Extending the Data Model
Vedana is not limited to documents. The system is domain-agnostic. What matters is how the domain is described. You can extend the model with any structured business data: product catalogs, price lists, branch addresses, opening hours, service catalogs, regulatory mappings, organizational structures, or any other typed entity your domain requires. To extend the model, you must explicitly define each new anchor type, its attributes, and its links to other anchors. Nothing is inferred automatically.

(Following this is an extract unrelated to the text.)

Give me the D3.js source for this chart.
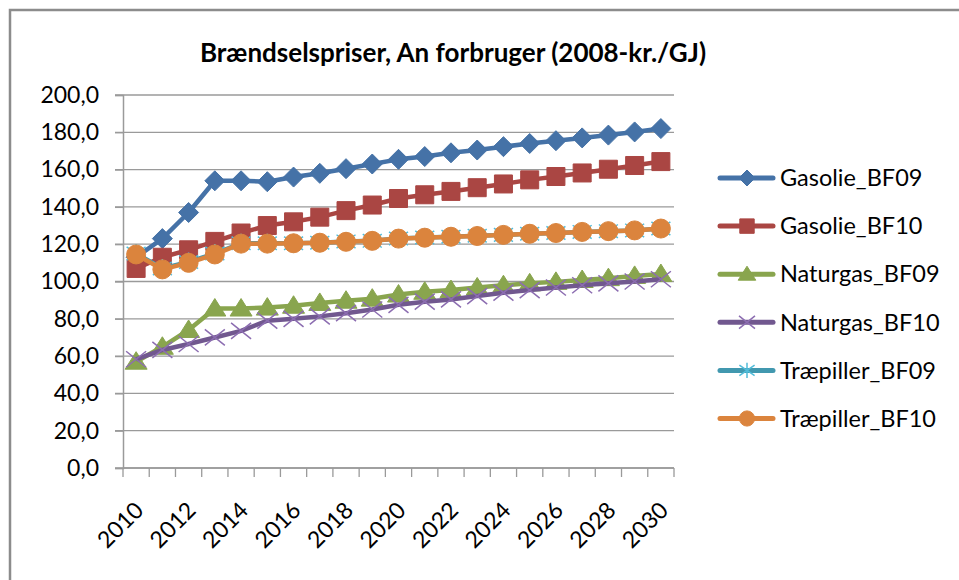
<!DOCTYPE html>
<html>
<head>
<meta charset="utf-8">
<script src="https://cdn.jsdelivr.net/npm/d3@7"></script>
<style>
  body { margin: 0; background: #fff; }
  text { font-family: Lato, 'Open Sans', sans-serif; fill: #000; }
</style>
</head>
<body>
<svg width="959" height="580"></svg>
<script>
let years = d3.range(2010, 2031);
let yTicks = d3.range(0, 201, 20);
let seriesNames = ['Gasolie_BF09', 'Gasolie_BF10', 'Naturgas_BF09', 'Naturgas_BF10', 'Træpiller_BF09', 'Træpiller_BF10'];

let gasolieBF09 = [113, 123, 137, 154, 154, 153.5, 156, 158, 160.5, 163, 165.5, 167, 169, 170.5, 172.3, 174, 175.5, 177, 178.5, 180.2, 182];
let gasolieBF10 = [107, 113, 117, 121.5, 126, 130, 132, 134.5, 138, 141, 144.5, 146.5, 148.3, 150.3, 152.3, 154.5, 156.3, 158.2, 160.2, 162.2, 164.3];
let naturgasBF09 = [57, 65, 74, 85.5, 85.5, 86, 87, 88.5, 89.7, 90.8, 93, 94.5, 95.4, 96.8, 98, 99, 99.8, 100.8, 101.8, 103, 104];
let naturgasBF10 = [58.3, 63.3, 66.5, 70, 73.5, 79, 80, 81.3, 83, 85, 87.5, 89.2, 90.4, 92.2, 94, 95.4, 96.8, 98, 99, 100, 101.2];
let traepillerBF09 = [115, 107, 110.5, 115, 120.5, 120.5, 120.5, 120.8, 121.5, 121.8, 123, 123.6, 124, 124.5, 125, 125.6, 126, 126.6, 127, 127.4, 128.4];
let traepillerBF10 = [114.5, 106.5, 110, 114.5, 120.3, 120.3, 120.5, 120.8, 121.3, 121.8, 123, 123.5, 124, 124.4, 125, 125.6, 126, 126.6, 127, 127.4, 128.4];

let seriesValues = [gasolieBF09, gasolieBF10, naturgasBF09, naturgasBF10, traepillerBF09, traepillerBF10];
let colors = ['#4572a7', '#aa4643', '#89a54e', '#71588f', '#4198af', '#db843d'];

// Excel-like marker shapes, size = half width
let diamond = { draw(c, r) { c.moveTo(0, -r); c.lineTo(r, 0); c.lineTo(0, r); c.lineTo(-r, 0); c.closePath(); } };
let square = { draw(c, r) { c.rect(-r, -r, 2 * r, 2 * r); } };
let triangle = { draw(c, r) { c.moveTo(0, -r); c.lineTo(r * 1.1, r * 0.75); c.lineTo(-r * 1.1, r * 0.75); c.closePath(); } };
let cross = { draw(c, r) { c.moveTo(-r, -r * 0.8); c.lineTo(r, r * 0.8); c.moveTo(-r, r * 0.8); c.lineTo(r, -r * 0.8); } };
let star = { draw(c, r) { c.moveTo(-r, -r * 0.7); c.lineTo(r, r * 0.7); c.moveTo(-r, r * 0.7); c.lineTo(r, -r * 0.7); c.moveTo(0, -r); c.lineTo(0, r); } };
let circle = { draw(c, r) { c.moveTo(r, 0); c.arc(0, 0, r, 0, 2 * Math.PI); } };

let markers = [
  { type: diamond, size: 10, filled: true },
  { type: square, size: 9, filled: true },
  { type: triangle, size: 10, filled: true },
  { type: cross, size: 10, filled: false },
  { type: star, size: 9.5, filled: false },
  { type: circle, size: 9.5, filled: true }
];

let series = seriesNames.map((name, i) => ({
  name: name,
  color: colors[i],
  marker: markers[i],
  values: seriesValues[i].map((v, j) => ({ year: years[j], value: v }))
}));

let svg = d3.select('svg');

svg.append('rect')
  .attr('x', 10).attr('y', 10)
  .attr('width', 980).attr('height', 600)
  .attr('fill', '#fff')
  .attr('stroke', '#8c8c8c')
  .attr('stroke-width', 2.5);

let x = d3.scaleBand().domain(years).range([123, 674]);
let y = d3.scaleLinear().domain([0, 200]).range([468, 95]);
let cx = d => x(d) + x.bandwidth() / 2;

let fmt = d => d3.format('.1f')(d).replace('.', ',');

// gridlines
svg.append('g')
  .selectAll('line')
  .data(yTicks)
  .join('line')
  .attr('x1', 115).attr('x2', 674)
  .attr('y1', d => y(d)).attr('y2', d => y(d))
  .attr('stroke', '#9a9a9a')
  .attr('stroke-width', 1.3);

let yAxis = svg.append('g')
  .attr('transform', 'translate(123,0)')
  .call(d3.axisLeft(y).tickValues(yTicks).tickFormat(fmt).tickSize(8).tickPadding(16));
yAxis.select('.domain').attr('stroke', '#9a9a9a').attr('stroke-width', 1.5);
yAxis.selectAll('.tick line').attr('stroke', '#9a9a9a').attr('stroke-width', 1.3);
yAxis.selectAll('.tick text').attr('font-size', 23).attr('font-family', 'Lato').attr('fill', '#000');

// x axis with ticks between categories
let xAxis = svg.append('g');
xAxis.append('line')
  .attr('x1', 123).attr('x2', 674)
  .attr('y1', 468).attr('y2', 468)
  .attr('stroke', '#9a9a9a').attr('stroke-width', 1.5);
xAxis.selectAll('.xtick')
  .data(years.map(d => x(d)).concat([674]))
  .join('line')
  .attr('class', 'xtick')
  .attr('x1', d => d).attr('x2', d => d)
  .attr('y1', 468).attr('y2', 477)
  .attr('stroke', '#9a9a9a').attr('stroke-width', 1.3);
xAxis.selectAll('.xlabel')
  .data(years.filter(d => d % 2 === 0))
  .join('text')
  .attr('class', 'xlabel')
  .attr('transform', d => `translate(${cx(d) + 3},${506}) rotate(-45)`)
  .attr('text-anchor', 'end')
  .attr('dy', '0.35em')
  .attr('font-size', 23)
  .text(d => d);

// lines + markers
let line = d3.line()
  .x(d => cx(d.year))
  .y(d => y(d.value));

let g = svg.append('g').selectAll('g')
  .data(series)
  .join('g');

g.append('path')
  .attr('d', d => line(d.values))
  .attr('fill', 'none')
  .attr('stroke', d => d.color)
  .attr('stroke-width', 4.5)
  .attr('stroke-linejoin', 'round');

g.selectAll('path.mark')
  .data(d => d.values.map(v => ({ v: v, s: d })))
  .join('path')
  .attr('class', 'mark')
  .attr('transform', d => `translate(${cx(d.v.year)},${y(d.v.value)})`)
  .attr('d', d => d3.symbol(d.s.marker.type, d.s.marker.size)())
  .attr('fill', d => d.s.marker.filled ? d.s.color : 'none')
  .attr('stroke', d => d.s.marker.filled ? d.s.color : d3.color(d.s.color).brighter(0.6))
  .attr('stroke-width', d => d.s.marker.filled ? 1 : 1.5);

// title
svg.append('text')
  .attr('x', 453).attr('y', 62)
  .attr('text-anchor', 'middle')
  .attr('font-size', 26)
  .attr('font-weight', 'bold')
  .text('Brændselspriser, An forbruger (2008-kr./GJ)');

// legend
let legend = svg.append('g').selectAll('g')
  .data(series)
  .join('g')
  .attr('transform', (d, i) => `translate(720,${178 + i * 48.1})`);

legend.append('line')
  .attr('x1', 0).attr('x2', 53)
  .attr('stroke', d => d.color)
  .attr('stroke-width', 5)
  .attr('stroke-linecap', 'round');

legend.append('path')
  .attr('transform', 'translate(27,0)')
  .attr('d', d => d3.symbol(d.marker.type, d.marker.size * 0.8)())
  .attr('fill', d => d.marker.filled ? d.color : 'none')
  .attr('stroke', d => d.marker.filled ? d.color : d3.color(d.color).brighter(0.6))
  .attr('stroke-width', d => d.marker.filled ? 1 : 1.5);

legend.append('text')
  .attr('x', 60)
  .attr('dy', '0.35em')
  .attr('font-size', 23.5)
  .text(d => d.name);
</script>
</body>
</html>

Where the Data Model is Stored
The data model is typically stored in Grist > Data Model, which contains the tables:
| Table | Purpose |
|---|---|
Anchors | Defines node types (entities) in the graph |
Anchor_attributes | Describes properties of node types, including embeddable fields |
Links | Defines relationship types between nodes |
Link_attributes | Describes properties of relationships |
Queries | Example query scenarios that guide LLM behavior |
Prompts | Customizable prompt templates for different query types |
ConversationLifecycle | Predefined responses for assistant lifecycle events (e.g. /start) |
This model defines how the assistant understands and uses knowledge, enabling it to generate structured and accurate responses.
Important Note
The data model must fully represent all relevant columns and attributes from your actual data sources. If the assistant gives incomplete or incorrect answers, the first thing to check is whether the necessary attributes and relationships are properly described in the data model.
During ETL:
- Data model is loaded.
- Graph schema is applied.
- Anchors and links are validated.
- Data is written to Memgraph.
How the LLM Uses the Data Model
The data model is included directly in the LLM context. The LLM sees what anchor types exist, what attributes they carry, and what links connect them. Based on this, it selects tools, forms Cypher queries, filters by attributes, and traverses relationships. The LLM does not invent structure. It operates within what has been declared. If something is not described in the data model, the tools cannot reliably query it — the data model defines the search space.
Tools
The data model enables tool usage (SQL, Cypher, VTS, etc.).
Tools operate over:
- Anchors
- Links
- Attributes
If something is not described in the data model,
the tools cannot reliably query it.
The data model defines the search space.
The tool library can be extended with:
- API queries
- Web search
- External reasoning tools
Minimal vs Advanced Usage
At its most basic, Vedana with the default model behaves like an advanced RAG system — document retrieval with vector search and grounded answers. When the model is extended with structured entities, Vedana becomes a domain knowledge engine capable of deterministic graph traversal, attribute filtering, multi-hop reasoning, and hybrid vector and structural retrieval. The difference is entirely determined by how thoroughly the domain is modeled.